Si la situation actuelle est riche en opportunités pour l’impérialisme étasunien, ce n’est encore rien face aux possibilités qu’offrira l’après-guerre. Car en effet, nombreux sont ceux qui, tels des vautours, cherchent déjà des manières de tirer profit de ce que sera l’Ukraine au lendemain de la guerre. Un pays dévasté et affaibli sur tous les plans présentera une possibilité d’ingérence accrue dans la politique de l’Ukraine 一 possiblement même jusqu’à aspirer complètement le pays dans la sphère d’influence de l’OTAN.

Cynthia Cook, du Center for Strategic and International Studies, dans un mémorandum sur la reconstruction de l’Ukraine, souligne bien la nécessité pour les pays occidentaux de tirer partie des opportunités que présenteront la reconstruction du pays, notamment par un envoi massifs de fonds comparable au plan Marshall, un « objectif stratégique » dans une démonstration de force de l’unité occidentale face à ses adversaires.

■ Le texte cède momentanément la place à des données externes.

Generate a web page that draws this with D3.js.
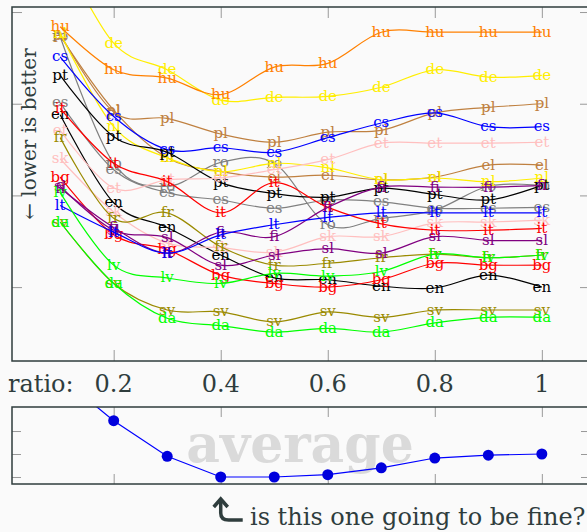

Une double chance donc : pour les Etats-Unis, faire de l’Ukraine un nouveau terrain pour unifier le bloc occidental, derrière lui, et regagner une hégémonie en déclin, mais aussi une chance économique, puisque cette aide financière se matérialisera sans nul doute par des chantiers offerts aux investisseurs américains et européens, comme ça a été le cas après d’autres guerres, notamment en Irak. Le montant de l’aide accordée par le congrès, quoique conséquent, n’est donc rien face aux retombées économiques et stratégiques positives qu’engendrera l’après-guerre.